Faced with a growing number of COVID-19 related deaths, Starr County commissioners decided to allocate more funds toward grants for funeral expenses by suspending a grant program meant to help small businesses affected by the pandemic.
The county commissioners unanimously agreed to suspend the small business grant program that initially would have given $1,500 grants to businesses within the county’s rural areas such as La Victoria, La Casita, Salineño, San Isidro, and other non-incorporated areas.
The funds allocated for that will instead go toward their condolence program which was set up to help cover funeral expenses for families of individuals who died due to COVID-19 related complications.
These programs are funded with money the county received through the coronavirus relief bill passed by Congress earlier this year. Though larger jurisdictions such as Hidalgo County received the funds directly from the U.S. Department of Treasury, smaller ones like Starr County received them through the state which imposed some restrictions.
Among them was that counties could only use 25% of their funds for community programs such as grants for utilities, small businesses and funeral expenses. For Starr County, that means only $459,200 can be used for that.
“It’s really going to be tough because we cannot expend a million dollars — or a million and some — buying sanitizers and new stuff like that. I mean, there’s no way we can spend that time or money,” Vera told the commissioners during a meeting on Monday. “Regardless, we’re going to try, we’re going to look at different ways at how we can spend that money because I don’t want to leave it at the state level.”
So far, 135 Starr County residents have died due to the coronavirus, according to data collected by the Department of State Health Services, and the county intended to offer up to $2,000 per family.
To qualify for the grant, families must present documentation that the deceased individual died due to COVID-19. Following that, checks would be paid directly to the funeral homes to cover the expenses that are owed. If the costs were already paid, then the funeral home would distribute the money back to the family or the person who paid.
But with the estimated $250,000 cap on that program, the county would have only been able to aid the funeral expensed for 125 people.
“If we leave it as we have it, there’s no way we could cover (it),” Vera said. “Plus, I’m sure, unfortunately, there will be some more deaths as we move forward.”
Vera first proposed lowering the amount of business grants to $1,000 each but Commissioners Jaime Alvarez and Raul “Roy” Peña III suggested hitting pause on the business grants altogether.
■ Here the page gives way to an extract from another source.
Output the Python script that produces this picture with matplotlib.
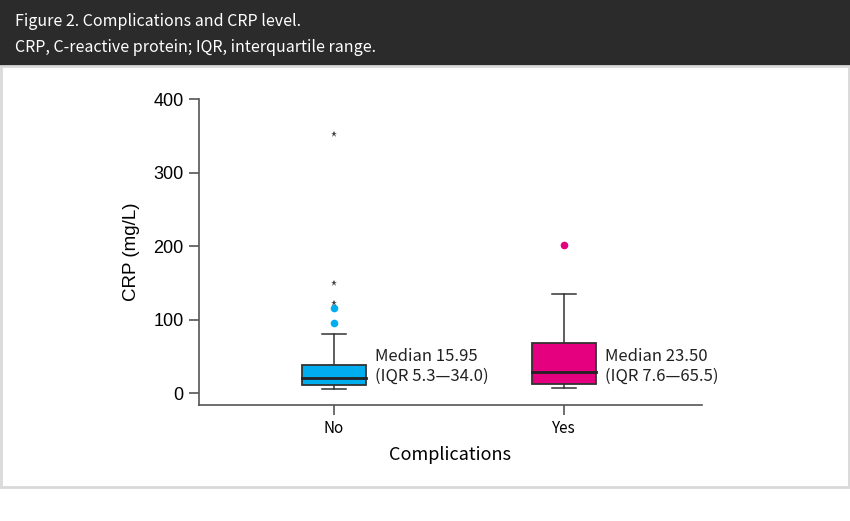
import matplotlib.pyplot as plt
from matplotlib.patches import Rectangle

# Figure 2. CRP by complication status
groups = ['No', 'Yes']
q1 = [10.9, 12.7]
medians = [20.9, 28.0]
q3 = [38.0, 68.5]
whisker_lo = [5.9, 6.4]
whisker_hi = [80.0, 135.0]
outliers_circle = [[95.0, 115.0], [201.6]]
outliers_star = [[122.0, 150.0, 352.0], []]
labels = ['Median 15.95\n(IQR 5.3\u201434.0)', 'Median 23.50\n(IQR 7.6\u201465.5)']
colors = ['#00AEEF', '#E4007F']

W, H = 850, 521
fig = plt.figure(figsize=(W / 100, H / 100), dpi=100)

# header band + light frame
fig.patches.append(Rectangle((0, 1 - 66 / H), 1, 66 / H, transform=fig.transFigure,
                             facecolor='#2b2b2b', edgecolor='none', zorder=0))
fig.patches.append(Rectangle((1 / W, (H - 487) / H), 848 / W, 421 / H, transform=fig.transFigure,
                             facecolor='none', edgecolor='#d9d9d9', linewidth=2, zorder=0))
hdr_font = ['Noto Sans CJK KR', 'DejaVu Sans']
fig.text(15 / W, 1 - 26 / H, 'Figure 2. Complications and CRP level.', color='white',
         fontsize=11.5, family=hdr_font, va='baseline')
fig.text(15 / W, 1 - 52 / H, 'CRP, C-reactive protein; IQR, interquartile range.', color='white',
         fontsize=11.5, family=hdr_font, va='baseline')

# axes: x spine 199..702 px, y from 99 (400) to 405 (bottom)
ax = fig.add_axes([199 / W, (H - 405) / H, (702 - 199) / W, (405 - 99) / H])
ax.set_xlim(-0.587, 1.6)
ax.set_ylim(-16.3, 400)

box_w = 0.274
cap_w = 0.105
for i in range(len(groups)):
    ax.add_patch(Rectangle((i - box_w / 2, q1[i]), box_w, q3[i] - q1[i],
                           facecolor=colors[i], edgecolor='#333333', linewidth=1.3, zorder=2))
    ax.plot([i - box_w / 2, i + box_w / 2], [medians[i], medians[i]], color='#222222', lw=2, zorder=3)
    ax.plot([i, i], [q3[i], whisker_hi[i]], color='#333333', lw=1.1, zorder=1)
    ax.plot([i, i], [q1[i], whisker_lo[i]], color='#333333', lw=1.1, zorder=1)
    ax.plot([i - cap_w / 2, i + cap_w / 2], [whisker_hi[i]] * 2, color='#333333', lw=1.1)
    ax.plot([i - cap_w / 2, i + cap_w / 2], [whisker_lo[i]] * 2, color='#333333', lw=1.1)
    if outliers_circle[i]:
        ax.plot([i] * len(outliers_circle[i]), outliers_circle[i], 'o', color=colors[i],
                markersize=5.5, markeredgewidth=0, zorder=4)
    if outliers_star[i]:
        ax.plot([i] * len(outliers_star[i]), outliers_star[i], '*', color='#444444',
                markersize=4.5, markeredgewidth=0, zorder=5)
    ax.text(i + 0.18, 36, labels[i], fontsize=12,
            family=hdr_font, color='#222222', va='center', linespacing=1.2)

ax.spines['top'].set_visible(False)
ax.spines['right'].set_visible(False)
ax.spines['left'].set_bounds(-16.3, 400)
for s in ('left', 'bottom'):
    ax.spines[s].set_color('#555555')
    ax.spines[s].set_linewidth(1.2)

ax.set_yticks([0, 100, 200, 300, 400])
ax.set_xticks([0, 1])
ax.set_xticklabels(groups, family=hdr_font, fontsize=11)
ax.tick_params(axis='y', length=7, width=1.2, color='#555555', labelsize=13, pad=4)
ax.tick_params(axis='x', length=7, width=1.2, color='#555555', pad=4)
for t in ax.get_yticklabels():
    t.set_family('Liberation Sans')
ax.set_ylabel('CRP (mg/L)', family='Liberation Sans', fontsize=13.5, labelpad=10)
ax.set_xlabel('Complications', family=hdr_font, fontsize=13, labelpad=6)

fig.savefig('out.png', dpi=100)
Rose Benavidez, the president of the Starr County Industrial Foundation, told the commissioners that about 20 businesses had already applied for the grants.
But they unanimously voted to suspend the program and divert funds toward funeral expenses, raising the amount of money available to families of those who have died from COVID-19 to $384,000.
If funds are still available in November, the county will resume the business grant program at that time.
Meanwhile, businesses within Rio Grande City will still have the opportunity to apply for relief.
The city launched their own relief grant program that offers a one-time $1,000 grant for eligible small businesses.
Information on how to apply can be found on the city’s website.